On 07/01/2008, at 23:21, Aleksey Cheusov wrote:
It is not as easy as you make it sound. Many, many times, putting all the patches together and removing pkgsrc-specific bits will result in a patch that will NOT be accepted by upstream. The reason: the patch will contain fixes and/or improvements for many different, unrelated stuff.
Amount af efforts for sorting patches into logical blocks is well known. The question is WHEN these efforts are necessary. Every time you change even one line in source code to keep your patches/ in a consistent state? Or once before sending them to upstream maintainer. I'd prefer to do this once.

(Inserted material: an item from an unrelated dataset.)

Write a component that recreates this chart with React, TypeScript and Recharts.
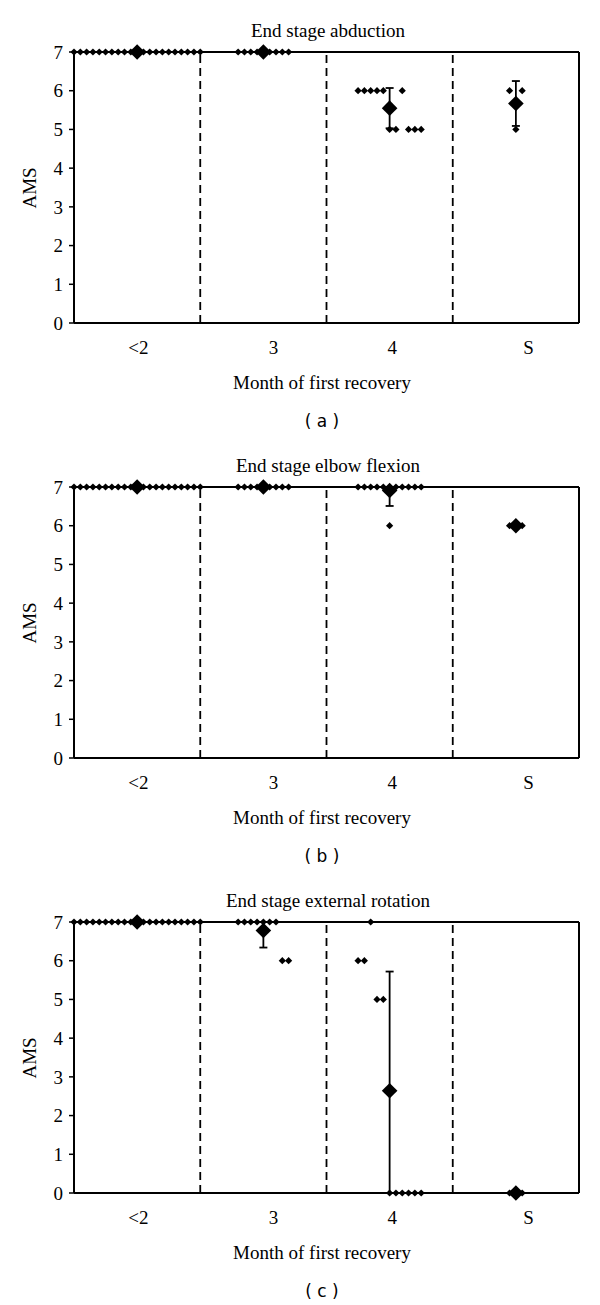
import React from 'react';
import { ScatterChart, Scatter, XAxis, YAxis, ReferenceLine, ErrorBar } from 'recharts';

// Categories (month of first recovery) and tick labels
const groups = ['<2', '3', '4', 'S'];
const groupTickPositions = [0.51, 1.58, 2.52, 3.6];
const yTicks = [0, 1, 2, 3, 4, 5, 6, 7];

// (a) End stage abduction — individual AMS values per group
const abductionLt2 = [7, 7, 7, 7, 7, 7, 7, 7, 7, 7, 7, 7, 7, 7, 7, 7, 7, 7, 7, 7, 7];
const abductionM3 = [7, 7, 7, 7, 7, 7, 7, 7, 7];
const abductionM4 = [6, 6, 6, 6, 6, 5, 5, 6, 5, 5, 5];
const abductionS = [6, 5, 6];
const abductionMeans = [7, 7, 5.55, 5.67];
const abductionErrs = [0, 0, 0.52, 0.58];

// (b) End stage elbow flexion
const elbowLt2 = [7, 7, 7, 7, 7, 7, 7, 7, 7, 7, 7, 7, 7, 7, 7, 7, 7, 7, 7, 7, 7];
const elbowM3 = [7, 7, 7, 7, 7, 7, 7, 7, 7];
const elbowM4 = [7, 7, 7, 7, 7, 6, 7, 7, 7, 7, 7];
const elbowS = [6, 6, 6];
const elbowMeans = [7, 7, 6.91, 6];
const elbowErrs = [0, 0, 0.4, 0];

// (c) End stage external rotation
const rotationLt2 = [7, 7, 7, 7, 7, 7, 7, 7, 7, 7, 7, 7, 7, 7, 7, 7, 7, 7, 7, 7, 7];
const rotationM3 = [7, 7, 7, 7, 7, 7, 7, 6, 6];
const rotationM4 = [6, 6, 7, 5, 5, 0, 0, 0, 0, 0, 0];
const rotationS = [0, 0, 0];
const rotationMeans = [7, 6.78, 2.64, 0];
const rotationErrs = [0, 0.44, 3.08, 0];

const STEP = 0.05;
const Y_MAX = 7;
const FONT = '"Liberation Serif", "Times New Roman", serif';

function buildDots(groupValues: number[][]) {
  return groupValues.flatMap((vals, g) =>
    vals.map((v, i) => ({ x: g + 0.5 + (i - (vals.length - 1) / 2) * STEP, y: v }))
  );
}

function buildMeans(means: number[], errs: number[]) {
  return means.map((m, g) => ({
    x: g + 0.5,
    y: m,
    err: [Math.min(errs[g], m), Math.min(errs[g], Y_MAX - m)],
  }));
}

const SmallDiamond = (p: any) => {
  const { cx, cy } = p;
  const r = 3.6;
  return <path d={`M${cx},${cy - r} L${cx + r},${cy} L${cx},${cy + r} L${cx - r},${cy} Z`} fill="#000" />;
};

const BigDiamond = (p: any) => {
  const { cx, cy } = p;
  const r = 7.8;
  return <path d={`M${cx},${cy - r} L${cx + r},${cy} L${cx},${cy + r} L${cx - r},${cy} Z`} fill="#000" />;
};

type PanelProps = {
  title: string;
  letter: string;
  values: number[][];
  means: number[];
  errs: number[];
};

const Panel = ({ title, letter, values, means, errs }: PanelProps) => {
  const dots = buildDots(values);
  const meanData = buildMeans(means, errs);
  return (
    <div style={{ position: 'relative', width: 600, height: 435 }}>
      <ScatterChart width={600} height={435} margin={{ top: 52, right: 21, bottom: 82, left: 24 }}>
        <XAxis
          type="number"
          dataKey="x"
          domain={[0, 4]}
          ticks={groupTickPositions}
          interval={0}
          tickFormatter={(v: number, i: number) => groups[i]}
          tickLine={false}
          tickSize={0}
          tickMargin={18}
          height={30}
          axisLine={{ stroke: '#000', strokeWidth: 2 }}
          tick={{ fill: '#000', fontFamily: FONT, fontSize: 19 }}
        />
        <YAxis
          type="number"
          dataKey="y"
          domain={[0, 7]}
          ticks={yTicks}
          interval={0}
          width={50}
          tickSize={5}
          tickMargin={6}
          tickLine={{ stroke: '#000', strokeWidth: 1.5 }}
          axisLine={{ stroke: '#000', strokeWidth: 2 }}
          tick={{ fill: '#000', fontFamily: FONT, fontSize: 19 }}
        />
        <ReferenceLine y={7} stroke="#000" strokeWidth={2} />
        <ReferenceLine x={4} stroke="#000" strokeWidth={2} />
        <ReferenceLine x={1} stroke="#000" strokeWidth={1.8} strokeDasharray="8 5" />
        <ReferenceLine x={2} stroke="#000" strokeWidth={1.8} strokeDasharray="8 5" />
        <ReferenceLine x={3} stroke="#000" strokeWidth={1.8} strokeDasharray="8 5" />
        <Scatter data={dots} shape={SmallDiamond} isAnimationActive={false} />
        <Scatter data={meanData} shape={BigDiamond} isAnimationActive={false}>
          <ErrorBar dataKey="err" direction="y" width={4} stroke="#000" strokeWidth={1.8} />
        </Scatter>
      </ScatterChart>
      <svg width={600} height={435} style={{ position: 'absolute', left: 0, top: 0, pointerEvents: 'none' }}>
        <text x={328} y={37} textAnchor="middle" fontFamily={FONT} fontSize={19} fill="#000">{title}</text>
        <text x={322} y={389} textAnchor="middle" fontFamily={FONT} fontSize={19} fill="#000">Month of first recovery</text>
        <text x={322} y={427} textAnchor="middle" fontFamily='"DejaVu Sans", sans-serif' fontSize={17} fill="#000">{`( ${letter} )`}</text>
        <text x={32} y={188} textAnchor="middle" fontFamily={FONT} fontSize={19} fill="#000" transform="rotate(-90 32 188)" dominantBaseline="middle">AMS</text>
      </svg>
    </div>
  );
};

export default function App() {
  return (
    <div style={{ position: 'absolute', left: 0, top: 0, width: 600, height: 1305, background: '#fff' }}>
      <Panel
        title="End stage abduction"
        letter="a"
        values={[abductionLt2, abductionM3, abductionM4, abductionS]}
        means={abductionMeans}
        errs={abductionErrs}
      />
      <Panel
        title="End stage elbow flexion"
        letter="b"
        values={[elbowLt2, elbowM3, elbowM4, elbowS]}
        means={elbowMeans}
        errs={elbowErrs}
      />
      <Panel
        title="End stage external rotation"
        letter="c"
        values={[rotationLt2, rotationM3, rotationM4, rotationS]}
        means={rotationMeans}
        errs={rotationErrs}
      />
    </div>
  );
}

Mmm, sorry? I don't understand you here.
Upstream wants patches
As an upstream maintainer I'd tell you that I personally DO NOT NEED user's patches at all and in truth I don't like them. Most often all these patches are not good enough to be applied for a number of reasons. So, I personally prefer bug report when user describe his problem and nothing else. It is enough and I always tell them "thank you".
Maybe you don't. But I've had lots of patches integrated verbatim into mainstream sources. Providing good patches is a good, if not the best, way to gain confidence from the maintainers, and this can later make you get commit access. You cannot gain such confidence from explanations alone: you can describe things very well at a theoretical level but be a poor programmer.